I don't know why some of you are strongly against multi fuel systems. Maybe they are not as efficient as coal only boilers, but is taking a slight hit in efficiency for the flexibility of multi fuel that bad of a decision?
Because I've already tried it. Here is a picture of my old boiler:
It was a boiler made to burn wood or coal. When burning wood, if the boiler was working hard the stack temperature on the boiler was about 800 degrees - if it was not working hard, it made a ton of creosote. 12-15 full cords per winter, and we still burned heating oil in October and April!! (to avoid creosote from the idling boiler). Burning coal was a much better experience than wood thanks to the long burn times, and no creosote. I still struggled in cold weather though, the firebox design in this boiler was shaped like a 'V', and when fired hard it would produce massive clinkers. It was also a pain to get the ash cleared correctly, and it would overheat the house on warm days.
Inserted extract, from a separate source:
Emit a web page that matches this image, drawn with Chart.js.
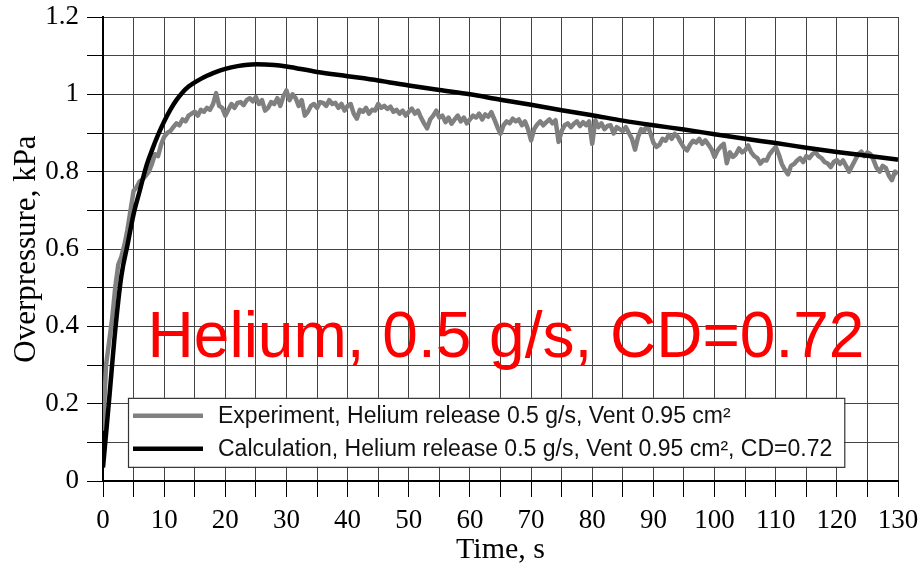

I think there a hand-fed boilers that do a better job at burning coal than the one I used, but I can tell you that any hand-fed boiler that burns coal well is going to suck at burning wood. That DS Machine boiler is a good example, more than one person has stated on this forum that they have terrible creosote problems when burning wood in that unit. If you REALLY want to burn wood and want to do it well, get a gassification boiler.
Just in case you are curious what I use now that the smoke dragon is gone:
7 tons of rice coal per winter...with no heating oil, no midnight reloads, no creosote, no bugs, and no smoke complaints.